BACK

Blog

Fine Wine and Cultural Institutions

When you embark upon a construction project today, the process is one of tight controls, vigilant attention to detail, and a careful balance of cost, schedule, safety, and quality.  Industry professionals are highly skilled and often highly specialized.  It takes an integrated team effort including the owner, design professionals, construction professionals, and many other stakeholders to balance the budget with the ultimate needs of the users.  In such a rigid and unforgiving profession the strict quality controls, attention to detail, check and balance systems and well defined process controls help us achieve success by supporting our ability to direct the project.  In this regimented environment, it is all too easy to see the construction process as a linear path from concept through schematic to the ultimate coordinated design and directly on to construction, commissioning and turning the building over.  Indeed, even the tools we use – estimates in the form of projections, schedules in the form of Gantt charts, phasing layouts and process flowcharts all give credence to the notion that everything about what we do is predictable enough to make it seem like an assembly line if we just control it enough, do it right.  And in a big box, cookie cutter world that is true for a lot of projects.  These projects aren’t necessarily bad – there are a lot of talented, dedicated professionals that do find themselves working on strip malls or big box construction and can find innovative ways to make these great projects.

However, for me – the excitement of construction comes from a different kind of project.  The kind of project that excites me, that keeps me in this business has something else.  Oh, sure, it has schedules and budgets and processes and safety and quality control. The kind of project I live for though, has something else.

That something is terroir.

Terroir is a French term referring to the special characteristics that a particular geography bestows upon a wine. Although there is great debate on the exact definition of terroir, focus is placed on the natural elements of a region, including climate, soil type and surrounding landscape.
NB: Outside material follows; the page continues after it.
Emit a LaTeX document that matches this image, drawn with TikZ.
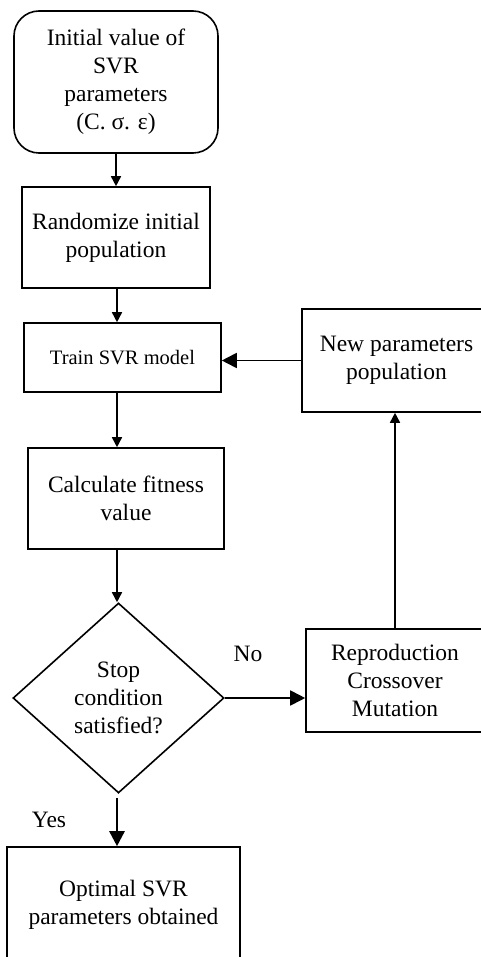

Some believe that this definition can be expanded to include elements that are controlled by human intervention such as which variety of grape to plant, pruning, irrigation and time of harvest, as well as length of maceration, temperature during fermentation and a whole bunch of other processes that are so far beyond my own unripened knowledge of wine producing that I think it is in my best interest not to even pretend I understand them. Suffice it to say that much like design and construction professionals, wine growers have developed some complex processes over the thousands of years they have been at it, and all I need to know is that I like what they do.

Which brings me back to the terroir of construction.  In the projects that I most love to be involved in – cultural institutions – there are unique aspects to them that make them compelling to me.  I think that much like the many aspects that affect the eventual outcome of any particular wine, every person involved, every decision made, every dollar raised, everything uncovered in demolition effect the final building we deliver.  When the stakeholders are many and often have different ideas about what will best serve the organization, my job becomes most intriguing. To help shape the eventual outcome, I become like the wine grower. I cannot choose the personalities, beliefs, passions, fund raising capacity or organizational vision that I get on any given project any more than the vigneron can choose how close the river is or how much iron is in the soil.  If, though, the role of the winemaker is to bring out the expression of terroir in a good wine, my job as owners representative is to nurture the qualities of all the influences and even limitations of a project that will ultimately give the organization the opportunity to flourish and grow beyond what they were able to in whatever previous space they occupied.

Additionally, much like a fine wine, we often do not know our successes and failures for a very long time after all the decisions have been made. In redeveloping Chicago’s historic Biograph Theater (the site of gangster, John Dillinger’s last moments), we had a talented design team, a passionate and involved owner retinue and a dedicated, excellent construction team – all working toward delivering the final outcome that would allow the organization to move to the next level. In the end, the team fought hard, worked hard and ultimately delivered a building that – even if each person didn’t get exactly what they wanted – met the current and future needs of the organization for some time to come. Based on what the organization communicated as their needs, they had decent dressing rooms, an intimate performance space, great acoustics, good sightlines, decent lighting – and a trap.

Fast forward one year. I was at the theater on a walk through to be sure that everything was functioning as we had intended and see what the current concerns were. I was chatting with the staff and asked them what was working and what wasn’t. What they told me their issue was came so far out of left field that I was shocked. The biggest unanticipated issue? Events. In our value engineering efforts to get the project under budget we had gone with very minimal finishes on the event space, as they really didn’t have much use for it other than pre- or post-show receptions and rehearsals. Well, as it turns out, the neighborhood was rather short of decent event space – especially in beautifully restored, historically significant buildings. Apparently, lots of organizations in the area needed a place close by to host presentations, receptions even meetings – and that space was booked in a way that no one had anticipated. So, it appears that had we known how the macroclimate of the surrounding neighborhood would affect the use of the space, we might have turned our VE attention elsewhere and put a higher quality of finishes in an area that could have used it. Of course, unlike wine, we can always go back in for an upgrade, but that kind of ruins my simile, so I will leave it at that.

Delivering unique buildings influenced and shaped by the unique geography of an organization. That is what keeps me excited and engaged in building design and construction. Terroir.